Economic integration
The integration of all sectors of an economy so that it functions in a maximally integrated manner.
Residential integration
The integration of distinct groups within residential neighbourhoods.
Psychological integration
The psychological orientation, on the part of members of some group, of feeling a part of some other group.
Assimilation
The process, or end result of the process, whereby a person or group of persons loses the distinctive behaviour, outlook, and values of one group and gains those of another.
Stigmatization
One of two aspects of black devaluation involving negative stereotypes, interpersonal rejection, and various forms of discrimination.
Phenotypic Devaluation (PD)
The aesthetic judgement that characteristically black phenotypic traits, such as dark skin, are less attractive than non-black ones.
Relational Value
A measure of how much a group is affectively, or non-instrumentally, valued by others.
Self-esteem
The aspect of self-worth that concerns how we feel about ourselves.

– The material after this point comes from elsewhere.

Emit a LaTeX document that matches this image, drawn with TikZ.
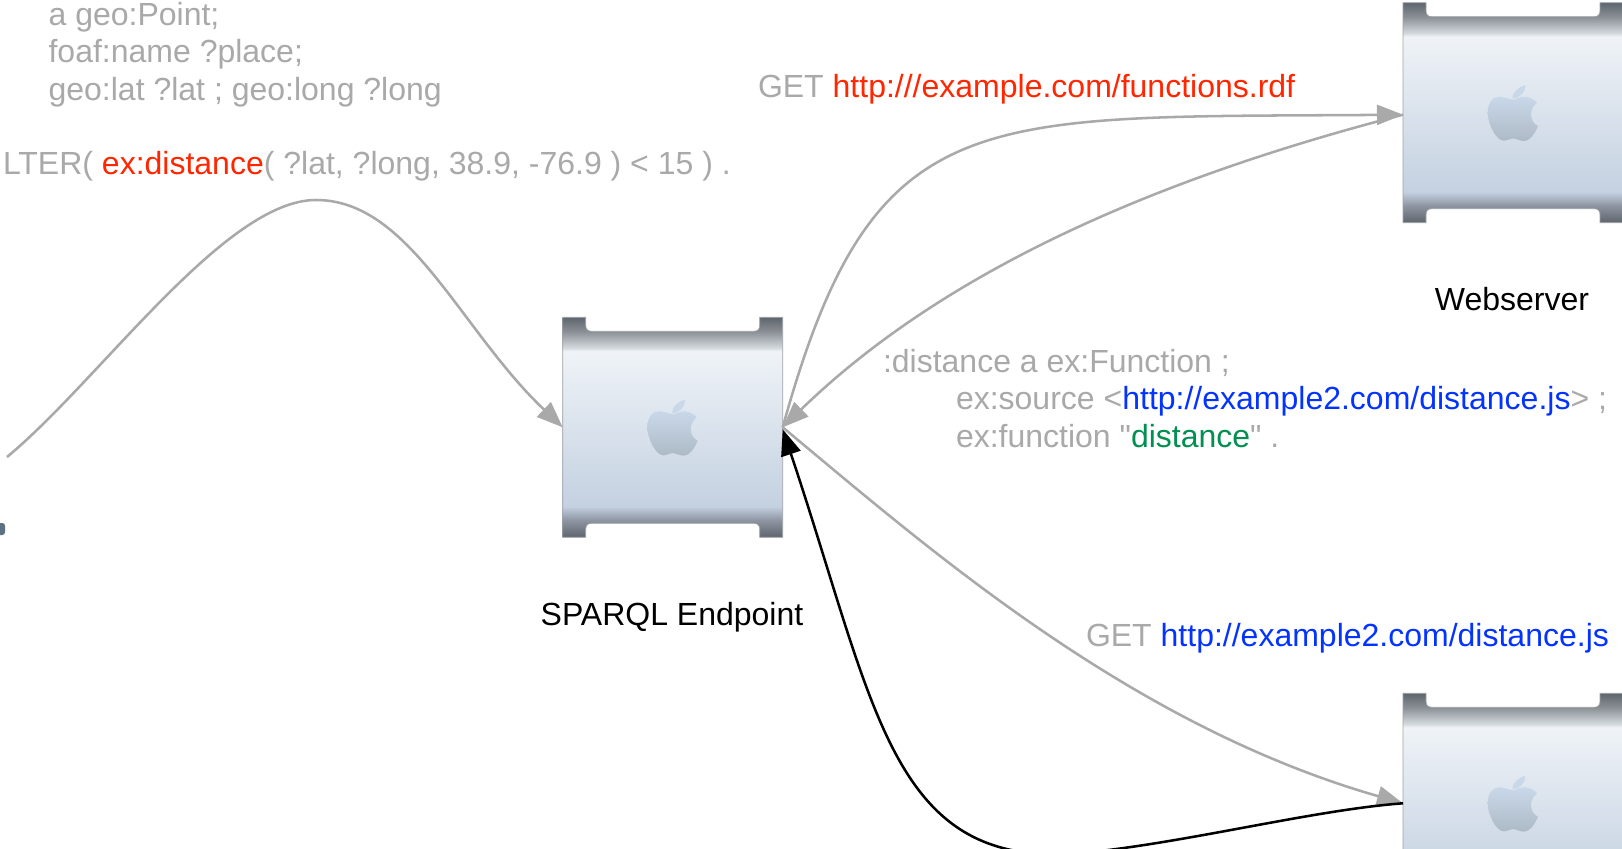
\documentclass[tikz,border=0pt]{standalone}
\usepackage{fontspec}
\newfontfamily\plainf{Liberation Sans}
\usetikzlibrary{arrows.meta}
\definecolor{tgray}{HTML}{A9A9A9}
\definecolor{tred}{HTML}{FF2600}
\definecolor{tblue}{HTML}{0433FF}
\definecolor{tgreen}{HTML}{009051}
\definecolor{srvd}{HTML}{5F656D}
\definecolor{srvb}{HTML}{8E95A2}
\definecolor{srvlow}{HTML}{C4D1E1}
\definecolor{srvhi}{HTML}{EFF3F7}
\definecolor{srvmid}{HTML}{D5DADF}
\definecolor{srvq}{HTML}{8A8F95}
\definecolor{appt}{HTML}{C9D8E9}
\definecolor{appb}{HTML}{ADBAC6}
\definecolor{blob}{HTML}{5E7183}
\pgfdeclareverticalshading{srvshade}{100bp}{
  color(0bp)=(srvd); color(25bp)=(srvd); color(28.9bp)=(srvb); color(32bp)=(srvlow);
  color(67.3bp)=(srvhi); color(68bp)=(srvmid); color(71.8bp)=(srvq); color(75bp)=(srvd); color(100bp)=(srvd)}
\tikzset{
  srvnode/.style={minimum size=165pt,inner sep=0pt,outer sep=0pt},
  txt/.style={anchor=base west,inner sep=0pt,outer sep=0pt,font=\plainf\fontsize{24pt}{28pt}\selectfont,text=tgray},
  lbl/.style={anchor=base,inner sep=0pt,outer sep=0pt,font=\plainf\fontsize{24pt}{28pt}\selectfont,text=black},
  conn/.style={draw=tgray,line width=1.9pt,-{Triangle[length=19.5pt,width=15pt]}},
  connb/.style={draw=black,line width=1.9pt,-{Triangle[length=19.5pt,width=15pt]}},
  server/.pic={
    \path[shade,shading=srvshade,draw=srvd!60,line width=.5pt]
      (-110,-110) -- (-87,-110) -- (-87,-102) .. controls (-87,-98) and (-85,-96) .. (-81,-96)
      -- (81,-96) .. controls (85,-96) and (87,-98) .. (87,-102) -- (87,-110) -- (110,-110)
      -- (110,110) -- (87,110) -- (87,102) .. controls (87,98) and (85,96) .. (81,96)
      -- (-81,96) .. controls (-85,96) and (-87,98) .. (-87,102) -- (-87,110) -- (-110,110) -- cycle;
    \begin{scope}[x=.25pt,y=-.25pt]
      \path[top color=appt,bottom color=appb]
        (0,-39) .. controls (-15,-42) and (-28,-48) .. (-43,-48)
        .. controls (-62,-48) and (-76,-28) .. (-76,0)
        .. controls (-76,35) and (-50,84) .. (-28,84)
        .. controls (-15,84) and (-10,77) .. (0,77)
        .. controls (12,77) and (18,85) .. (32,85)
        .. controls (52,85) and (68,58) .. (75,40)
        .. controls (62,35) and (54,20) .. (54,5)
        .. controls (54,-10) and (62,-22) .. (72,-30)
        .. controls (62,-42) and (46,-48) .. (32,-48)
        .. controls (18,-48) and (10,-39) .. (0,-39) -- cycle;
      \path[fill=appt]
        (-2,-43) .. controls (-2,-62) and (18,-78) .. (37,-83)
        .. controls (38,-62) and (20,-42) .. (-2,-43) -- cycle;
    \end{scope}
  }
}
\begin{document}
\begin{tikzpicture}[x=.75pt,y=-.75pt]
\path[use as bounding box] (0,0) rectangle (1622,849);
\clip (0,0) rectangle (1622,849);
\fill[white] (0,0) rectangle (1622,849);
% servers
\node[srvnode] (ep) at (672.7,427.3) {};
\node[srvnode] (web) at (1513,112.7) {};
\node[srvnode] (store) at (1513,803.3) {};
\pic at (ep) {server};
\pic at (web) {server};
\pic at (store) {server};
\coordinate (client) at (7,457);
% fragment of the cut-off client machine
\fill[rounded corners=2pt,fill=blob] (-6,523) rectangle (5,535);
% connectors
\draw[conn] (client) .. controls (100,380) and (225,200) .. (316,200)
  .. controls (410,200) and (460,330) .. (ep.west);
\draw[conn] (ep.east) .. controls (873,100) and (975,118) .. ([yshift=-1.5pt]web.west);
\draw[conn] ([yshift=-1.5pt]web.west) .. controls (1170,175) and (950,265) .. (ep.east);
\draw[conn] (ep.east) .. controls (930,550) and (1130,725) .. (store.west);
\draw[connb] (store.west) .. controls (1310,810) and (1170,847) .. (1068,854)
  .. controls (890,862) and (875,705) .. ([yshift=-1.5pt]ep.east);
% labels
\node[txt] (q1) at (48.6,26) {a geo:Point;};
\node[txt] (q2) at (48.6,63) {foaf:name ?place;};
\node[txt] (q3) at (48.6,101) {geo:lat ?lat ; geo:long ?long};
\node[txt] (q4) at (3,175) {LTER( \textcolor{tred}{ex:distance}( ?lat, ?long, 38.9, -76.9 ) < 15 ) .};
\node[txt] (g1) at (758,98) {GET \textcolor{tred}{http:///example.com/functions.rdf}};
\node[txt] (d1) at (883,372) {:distance a ex:Function ;};
\node[txt] (d2) at (956,409.5) {ex:source <\textcolor{tblue}{http://example2.com/distance.js}> ;};
\node[txt] (d3) at (956,447) {ex:function "\textcolor{tgreen}{distance}" .};
\node[txt] (g2) at (1086,646) {GET \textcolor{tblue}{http://example2.com/distance.js}};
\node[lbl] (lweb) at (1512,310) {Webserver};
\node[lbl] (lep) at (672,625) {SPARQL Endpoint};
\end{tikzpicture}
\end{document}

Group-level self-protective strategies
Tactics that include attributing negative outcomes to group-level inequality, devaluing dominant attributes where the group fares poorly, and using ingroup members for comparison.
Self-respect
The aspect of self-worth that indisposes one to act in certain ways or tolerate certain forms of treatment perceived as beneath them.
Acceptance of inferiority
A state where parties in an unequal position accept the inferior place they are assigned in a relationship, even if not accompanied by specific feelings of inferiority.
Luxury belief
Sundstrom's description of anti-integrationism as a belief entertained with little cost by privileged people, while the actual costs are paid by those suffering from structural injustice.